— Start Source material —

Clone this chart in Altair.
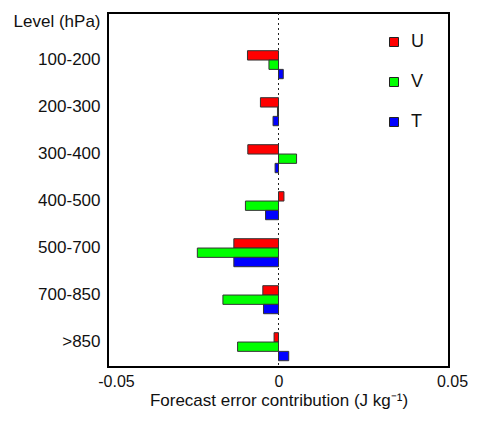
import altair as alt
import pandas as pd

levels = ["100-200", "200-300", "300-400", "400-500", "500-700", "700-850", ">850"]
series = ["U", "V", "T"]
u_vals = [-0.0091, -0.0053, -0.0090, 0.0016, -0.0131, -0.0046, -0.0013]
v_vals = [-0.0028, -0.0003, 0.0053, -0.0097, -0.0238, -0.0163, -0.0120]
t_vals = [0.0014, -0.0016, -0.0010, -0.0038, -0.0131, -0.0044, 0.0030]
colors = ["#ff0000", "#00ff00", "#0000ff"]
x_ticks = [-0.05, 0, 0.05]

rows = []
for name, vals in zip(series, [u_vals, v_vals, t_vals]):
    for lev, v in zip(levels, vals):
        rows.append({"level": lev, "series": name, "value": v})
df = pd.DataFrame(rows)

FONT = "Liberation Sans"

x_enc = alt.X(
    "value:Q",
    scale=alt.Scale(domain=[-0.05, 0.05], nice=False, zero=False),
    axis=alt.Axis(
        values=x_ticks,
        format="~g",
        labelExpr="replace(datum.label, '\u2212', '-')",
        ticks=False,
        grid=False,
        domain=False,
        labelFlush=False,
        labelFontSize=16,
        labelFont=FONT,
        labelColor="#111",
        labelPadding=6,
        labelOffset=alt.ExprRef("datum.value < 0 ? 8 : (datum.value > 0 ? 3 : 0)"),
        title="Forecast error contribution (J kg⁻¹)",
        titleFontSize=17,
        titleFont=FONT,
        titleFontWeight="normal",
        titleColor="#111",
        titlePadding=3,
    ),
)

bars = alt.Chart(df).mark_bar(stroke="#333", strokeWidth=1).encode(
    x=x_enc,
    y=alt.Y(
        "level:N",
        sort=levels,
        scale=alt.Scale(paddingInner=0.404, paddingOuter=0.468, align=0.857),
        axis=alt.Axis(
            ticks=False,
            domain=False,
            grid=False,
            labelFontSize=17,
            labelFont=FONT,
            labelColor="#111",
            labelPadding=8,
            labelOffset=-5,
            title="Level (hPa)",
            titleAngle=0,
            titleAlign="right",
            titleBaseline="middle",
            titleX=-8,
            titleY=8,
            titleFontSize=17,
            titleFont=FONT,
            titleFontWeight="normal",
            titleColor="#111",
        ),
    ),
    yOffset=alt.YOffset("series:N", sort=series, scale=alt.Scale(paddingInner=0, paddingOuter=0)),
    color=alt.Color(
        "series:N",
        sort=series,
        scale=alt.Scale(domain=series, range=colors),
        legend=alt.Legend(
            title=None,
            orient="none",
            legendX=277,
            legendY=20,
            padding=0,
            symbolType="square",
            symbolSize=81,
            symbolStrokeColor="#222",
            symbolStrokeWidth=1,
            labelFontSize=18,
            labelFont=FONT,
            labelColor="#111",
            labelOffset=8,
            rowPadding=22,
        ),
    ),
)

zero = alt.Chart(pd.DataFrame({"z": [0]})).mark_rule(
    color="#222", strokeWidth=1, strokeDash=[2, 3]
).encode(x=alt.X("z:Q"))

chart = alt.layer(zero, bars).properties(
    width=341,
    height=354,
    autosize=alt.AutoSizeParams(type="none"),
    padding={"left": 100, "top": 5, "right": 20, "bottom": 43},
).configure_view(stroke="black", strokeWidth=2)

chart.save("out.html", embed_options={"renderer": "svg", "actions": False})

— End Source material —

» **Work to do**: Give back exactly the lines from the first line of the data through the line with "import pandas as pd", pictures excluded.

» **Complete response**:
Clone this chart in Altair.
import altair as alt
import pandas as pd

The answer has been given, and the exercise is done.